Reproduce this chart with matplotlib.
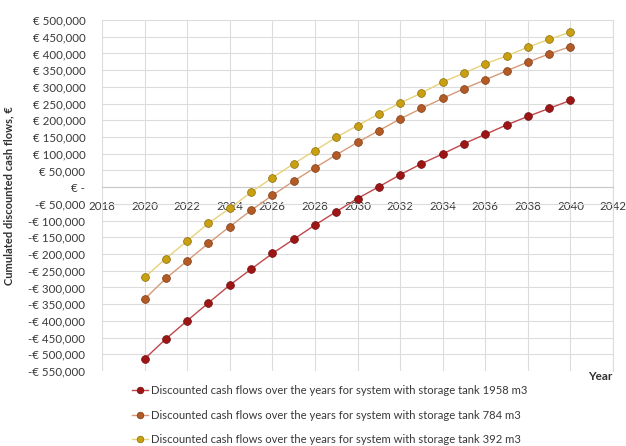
import matplotlib
matplotlib.use("Agg")
import matplotlib.pyplot as plt
from matplotlib.ticker import FuncFormatter, MultipleLocator

plt.rcParams["font.family"] = ["Lato", "DejaVu Sans"]

years = list(range(2020, 2041))

# cumulated discounted cash flows, EUR
cf_1958 = [-514000, -454000, -399500, -346000, -293000, -245500, -198500, -156000,
           -113500, -73500, -34000, 1000, 37000, 70000, 99500, 130000, 158000,
           186000, 211500, 235500, 259500]
cf_784 = [-335000, -273000, -220500, -168000, -118000, -69500, -24500, 18000,
          58000, 96500, 134000, 169000, 204000, 235500, 265500, 294500, 321000,
          348000, 374000, 398500, 420500]
cf_392 = [-270000, -213500, -161000, -108000, -63500, -15000, 28000, 70000,
          109500, 149000, 184000, 219000, 251500, 281500, 314500, 341000, 369000,
          392500, 418500, 442500, 463500]

labels = [
    "Discounted cash flows over the years for system with storage tank 1958 m3",
    "Discounted cash flows over the years for system with storage tank 784 m3",
    "Discounted cash flows over the years for system with storage tank 392 m3",
]
series = [cf_1958, cf_784, cf_392]
line_colors = ["#c0474a", "#d79a78", "#e8d27a"]
marker_colors = ["#9e1515", "#b35a25", "#c9a012"]
edge_colors = ["#6e0c0c", "#7a3a12", "#8a6a08"]


def euro(v, pos):
    if v == 0:
        return "€ -"
    if v < 0:
        return "-€ {:,.0f}".format(-v)
    return "€ {:,.0f}".format(v)


fig = plt.figure(figsize=(6.26, 4.46), dpi=100)
ax = fig.add_axes([102 / 626, 1 - 371 / 446, 511 / 626, 351 / 446])

for vals, lab, lc, mc, ec in zip(series, labels, line_colors, marker_colors, edge_colors):
    ax.plot(years, vals, color=lc, lw=1.0, marker="o", markersize=5.6,
            markerfacecolor=mc, markeredgecolor=ec, markeredgewidth=0.5,
            label=lab, zorder=3)

ax.set_xlim(2018, 2042)
ax.set_ylim(-550000, 500000)
ax.xaxis.set_major_locator(MultipleLocator(2))
ax.yaxis.set_major_locator(MultipleLocator(50000))
ax.yaxis.set_major_formatter(FuncFormatter(euro))

ax.grid(True, color="#dcdcdc", lw=0.8)
ax.set_axisbelow(True)
for side in ["left", "top"]:
    ax.spines[side].set_visible(False)
ax.spines["right"].set_color("#dcdcdc")
ax.spines["bottom"].set_position(("data", 0))
ax.spines["bottom"].set_color("#c8c8c8")
ax.tick_params(axis="both", length=0, labelsize=8.3, colors="#383838")
ax.tick_params(axis="y", pad=12)
ax.tick_params(axis="x", pad=10)

ax.set_ylabel("Cumulated discounted cash flows, €", fontsize=8,
              fontweight="bold", color="#303030", labelpad=10)
fig.text(600 / 626, 1 - 376 / 446, "Year", fontsize=8.5, fontweight="bold",
         color="#303030", ha="center", va="center")

fig.legend(loc="upper left", bbox_to_anchor=(122 / 626, 1 - 375 / 446),
           frameon=False, fontsize=8.1, handlelength=1.4, handletextpad=0.3,
           labelspacing=1.2, markerscale=0.85, labelcolor="#383838")

fig.savefig("out.png", dpi=100)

### Exercise instructions
Reproduce exactly the run of lines that opens the listing and closes with the line holding "392500, 418500, 442500, 463500]". Pictures are excluded.

### Written reply
Reproduce this chart with matplotlib.
import matplotlib
matplotlib.use("Agg")
import matplotlib.pyplot as plt
from matplotlib.ticker import FuncFormatter, MultipleLocator

plt.rcParams["font.family"] = ["Lato", "DejaVu Sans"]

years = list(range(2020, 2041))

# cumulated discounted cash flows, EUR
cf_1958 = [-514000, -454000, -399500, -346000, -293000, -245500, -198500, -156000,
           -113500, -73500, -34000, 1000, 37000, 70000, 99500, 130000, 158000,
           186000, 211500, 235500, 259500]
cf_784 = [-335000, -273000, -220500, -168000, -118000, -69500, -24500, 18000,
          58000, 96500, 134000, 169000, 204000, 235500, 265500, 294500, 321000,
          348000, 374000, 398500, 420500]
cf_392 = [-270000, -213500, -161000, -108000, -63500, -15000, 28000, 70000,
          109500, 149000, 184000, 219000, 251500, 281500, 314500, 341000, 369000,
          392500, 418500, 442500, 463500]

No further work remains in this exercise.